== Dataset section ==

◇ ◇ ◇ ◇ ◇

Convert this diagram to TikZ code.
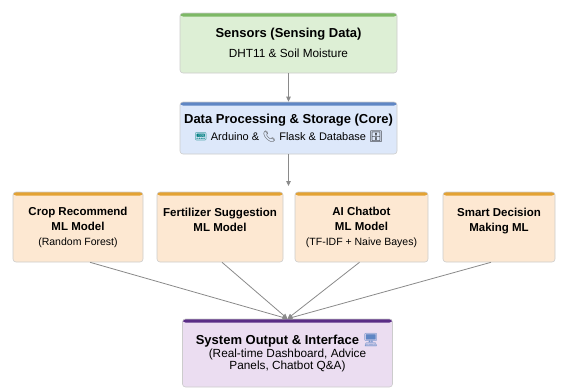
\documentclass[tikz,border=0pt]{standalone}
\usepackage{fontspec}
\setmainfont{Liberation Sans}
\newfontfamily\emoji{Noto Emoji}
\usetikzlibrary{arrows.meta}
\definecolor{sensfill}{HTML}{DDEFD5}
\definecolor{sensbar}{HTML}{7DB865}
\definecolor{procfill}{HTML}{DDE8FA}
\definecolor{procbar}{HTML}{5F86C4}
\definecolor{modfill}{HTML}{FDE8D2}
\definecolor{modbar}{HTML}{E3A233}
\definecolor{outfill}{HTML}{EBDDF1}
\definecolor{outbar}{HTML}{5A2D86}
\definecolor{linkgray}{HTML}{8A8A8A}
\newcommand\modelnote[1]{{\fontsize{10.5}{13}\selectfont\mdseries #1}}
\newcommand\subline[1]{{\fontsize{11.8}{13.5}\selectfont\mdseries #1}}
\newcommand\boxtitle[1]{{\fontsize{13}{15}\selectfont\bfseries #1}}
\begin{document}
\begin{tikzpicture}[x=1pt, y=-1pt, >={Triangle[length=5pt,width=4.5pt]},
  block/.style={rounded corners=3pt, draw=gray!40, line width=0.6pt, align=center, inner sep=2pt},
  topbar/.style={path picture={\fill[#1] (path picture bounding box.north west) rectangle ([yshift=-3.5pt]path picture bounding box.north east);}},
  sensor node/.style={block, fill=sensfill, topbar=sensbar, minimum width=217pt, minimum height=60pt},
  core node/.style={block, fill=procfill, topbar=procbar, minimum width=217pt, minimum height=52pt},
  model node/.style={block, fill=modfill, topbar=modbar, minimum height=70pt, font=\fontsize{11.5}{15}\selectfont\bfseries},
  output node/.style={block, fill=outfill, topbar=outbar, minimum width=210pt, minimum height=68pt}]%
\useasboundingbox (0,0) rectangle (564,388);
\begin{scope}
\node[sensor node] (sens) at (288.5,43) {\boxtitle{Sensors (Sensing Data)}\\[8pt]\subline{DHT11 \& Soil Moisture}};
\node[core node] (proc) at (288.5,128) {\boxtitle{Data Processing \& Storage (Core)}\\[4pt]{\fontsize{11}{13}\selectfont{\emoji\textcolor{teal}{📟}} Arduino \& {\emoji\textcolor{darkgray}{📞}} Flask \& Database {\emoji 🗄}}};
\node[model node, minimum width=130pt] (crop) at (78,227) {Crop Recommend\\ML Model\\\modelnote{(Random Forest)}};
\node[model node, minimum width=126pt] (fert) at (220,227) {Fertilizer Suggestion\\ML Model\\\modelnote{\mbox{}}};
\node[model node, minimum width=133pt] (chat) at (361.5,227) {AI Chatbot\\ML Model\\\modelnote{(TF-IDF + Naive Bayes)}};
\node[model node, minimum width=112pt] (smart) at (499,227) {Smart Decision\\Making ML\\\modelnote{\mbox{}}};
\node[output node] (out) at (287.5,353) {\boxtitle{System Output \& Interface {\emoji\textcolor{procbar}{🖥}}}\\[1pt]\subline{(Real-time Dashboard, Advice}\\\subline{Panels, Chatbot Q\&A)}};
\coordinate (fork) at (288.5,186);
\end{scope}
\begin{scope}[every edge/.style={draw=linkgray, line width=0.8pt, ->}]
\draw (sens) edge (proc);
\draw (proc) edge (fork);
\draw ([xshift=12pt]crop.south) edge (out.north);
\draw ([xshift=2pt]fert.south) edge (out.north);
\draw ([xshift=-2pt]chat.south) edge (out.north);
\draw ([xshift=-8pt]smart.south) edge (out.north);
\end{scope}
\end{tikzpicture}
\end{document}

◇ ◇ ◇ ◇ ◇

== Problem to solve ==
Write out every line above exactly as it is, leaving out the pictures.

== Worked answer ==
Convert this diagram to TikZ code.
\documentclass[tikz,border=0pt]{standalone}
\usepackage{fontspec}
\setmainfont{Liberation Sans}
\newfontfamily\emoji{Noto Emoji}
\usetikzlibrary{arrows.meta}
\definecolor{sensfill}{HTML}{DDEFD5}
\definecolor{sensbar}{HTML}{7DB865}
\definecolor{procfill}{HTML}{DDE8FA}
\definecolor{procbar}{HTML}{5F86C4}
\definecolor{modfill}{HTML}{FDE8D2}
\definecolor{modbar}{HTML}{E3A233}
\definecolor{outfill}{HTML}{EBDDF1}
\definecolor{outbar}{HTML}{5A2D86}
\definecolor{linkgray}{HTML}{8A8A8A}
\newcommand\modelnote[1]{{\fontsize{10.5}{13}\selectfont\mdseries #1}}
\newcommand\subline[1]{{\fontsize{11.8}{13.5}\selectfont\mdseries #1}}
\newcommand\boxtitle[1]{{\fontsize{13}{15}\selectfont\bfseries #1}}
\begin{document}
\begin{tikzpicture}[x=1pt, y=-1pt, >={Triangle[length=5pt,width=4.5pt]},
  block/.style={rounded corners=3pt, draw=gray!40, line width=0.6pt, align=center, inner sep=2pt},
  topbar/.style={path picture={\fill[#1] (path picture bounding box.north west) rectangle ([yshift=-3.5pt]path picture bounding box.north east);}},
  sensor node/.style={block, fill=sensfill, topbar=sensbar, minimum width=217pt, minimum height=60pt},
  core node/.style={block, fill=procfill, topbar=procbar, minimum width=217pt, minimum height=52pt},
  model node/.style={block, fill=modfill, topbar=modbar, minimum height=70pt, font=\fontsize{11.5}{15}\selectfont\bfseries},
  output node/.style={block, fill=outfill, topbar=outbar, minimum width=210pt, minimum height=68pt}]%
\useasboundingbox (0,0) rectangle (564,388);
\begin{scope}
\node[sensor node] (sens) at (288.5,43) {\boxtitle{Sensors (Sensing Data)}\\[8pt]\subline{DHT11 \& Soil Moisture}};
\node[core node] (proc) at (288.5,128) {\boxtitle{Data Processing \& Storage (Core)}\\[4pt]{\fontsize{11}{13}\selectfont{\emoji\textcolor{teal}{📟}} Arduino \& {\emoji\textcolor{darkgray}{📞}} Flask \& Database {\emoji 🗄}}};
\node[model node, minimum width=130pt] (crop) at (78,227) {Crop Recommend\\ML Model\\\modelnote{(Random Forest)}};
\node[model node, minimum width=126pt] (fert) at (220,227) {Fertilizer Suggestion\\ML Model\\\modelnote{\mbox{}}};
\node[model node, minimum width=133pt] (chat) at (361.5,227) {AI Chatbot\\ML Model\\\modelnote{(TF-IDF + Naive Bayes)}};
\node[model node, minimum width=112pt] (smart) at (499,227) {Smart Decision\\Making ML\\\modelnote{\mbox{}}};
\node[output node] (out) at (287.5,353) {\boxtitle{System Output \& Interface {\emoji\textcolor{procbar}{🖥}}}\\[1pt]\subline{(Real-time Dashboard, Advice}\\\subline{Panels, Chatbot Q\&A)}};
\coordinate (fork) at (288.5,186);
\end{scope}
\begin{scope}[every edge/.style={draw=linkgray, line width=0.8pt, ->}]
\draw (sens) edge (proc);
\draw (proc) edge (fork);
\draw ([xshift=12pt]crop.south) edge (out.north);
\draw ([xshift=2pt]fert.south) edge (out.north);
\draw ([xshift=-2pt]chat.south) edge (out.north);
\draw ([xshift=-8pt]smart.south) edge (out.north);
\end{scope}
\end{tikzpicture}
\end{document}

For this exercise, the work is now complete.